Participants in clinical trials should reflect the diversity of the population, and not just for altruistic reasons. A lack of representation from minority groups in research has resulted in interventions that have not translated well in the real world. This can even prove harmful in different populations.

For example, 5-Flurouracil, a commonly used cancer chemotherapeutic drug, often exhibits differences in drug response among different populations. A major side effect associated with the drug is the occurrence of hematologic toxicities, including leukopenia and anemia. These toxicities are often found in higher rates in underrepresented populations. Not surprisingly, this fact wasn’t discovered in clinical trials. 5-Flurouracil’s clinical trials were overrepresented with white participants, missing the opportunity to assess the adverse effects in minority groups.

Unexpected safety issues are one of the main drivers of failure in R&D. When data from diverse populations is lacking, additional post-marketing studies are often recommended, adding costs. Yet drugs are still sold, and the cycle repeats.

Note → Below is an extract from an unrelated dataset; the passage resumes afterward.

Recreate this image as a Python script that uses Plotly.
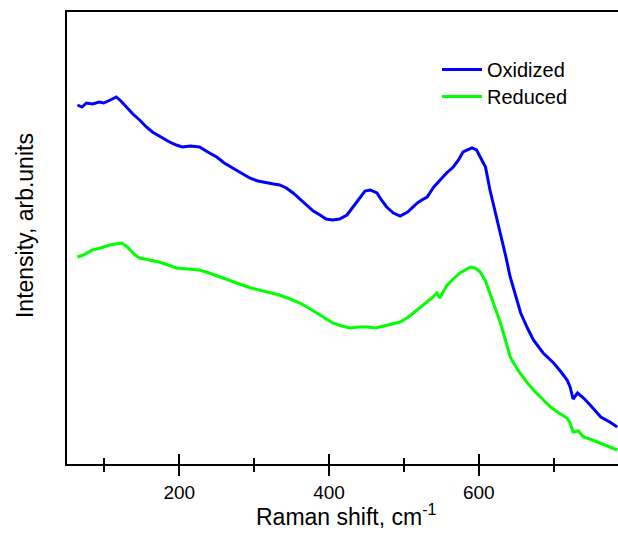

About 2 million serious adverse events occur each year in the US, and SAEs are responsible for about 100,000 deaths a year, according to the FDA’s Center for Drug Evaluation and Research. We could reduce this toll of suffering and death by more thoroughly testing drug candidates in a representative study population. Instead, we are making drugs for one population. The rest are often not even aware of potentially life-saving clinical research opportunities. Misinformation, politics, money, distance, fear are all contributors to why medicines remain suboptimal. It must change.

Finally, fortunately, the foundation has been laid to make clinical research more accessible with better outcomes. Decentralized clinical trials, hybrid trials, remote clinical trials, adaptive clinical trials – these boundaryless research models are possible now thanks to technology and a patient base eager to use it.

Here are three reasons why an inclusive, adaptive, decentralized model for research is the future: 

1) Patients demand more. For the first time, the masses experienced remote treatment during the pandemic, and they will continue to expect it. In one survey, up to 98% of patients reported satisfaction with telemedicine. In another, 72% of physicians reported similar or better experiences with remote engagement compared with in-person visits. Indeed, patient-centric healthcare is possible with technologies built of human-centered design principles. 

2) The efficiencies are irresistible. The $2.6B+ cost per product for developing drugs is still growing especially where personalization and cell and gene therapies challenge the system. Decentralization breaks from the traditional model to drive costs down by reducing time to market, improving trial efficiency, and enabling better outcomes for a more diverse population. Leveraging hybrid and remote technologies, scientists can test new therapies at pace in smaller but more representative populations without investing in as much brick-and-mortar infrastructure. For instance, community pharmacies and local urgent care centers can become cost-efficient, convenient site locations for certain therapeutics while telemedicine reduces travel and cost burden for patients as well as sponsors.

3) Precision medicine is becoming mainstream. Targeted therapies accounted for just 5% of new molecular entities approved by the U.S. FDA in 2005 but accounted for more than 40% in 2018. That’s great news, but it also makes finding the right patients to fill those niche research opportunities difficult. With advanced technologies now available to include smaller cohorts of patients in these trials, there is an  opportunity to dismantle the current paradigm of clinical research.

Today, three-fourth of companies say they are running “some decentralized trials”, the U.S. FDA is expected to offer new guidance for operating decentralized trials, and 100 industry leaders make up the newly formed Decentralized Trials & Research Alliance (DTRA). Additionally, the continued rise of precision medicine and gene therapies means that diversity in clinical trials is now more crucial than ever to obtain a complete picture of a drug’s safety-efficacy profile. 

The industry is at a critical inflection point. Do we continue to make drugs that treat just half of the population? Or do we adopt new clinical research models that enable better outcomes? We are now able to move science from product to platform, creating technological access to medicine for everyone.

It’s an imperative for health equity. Without it, medicine is not made for everyone.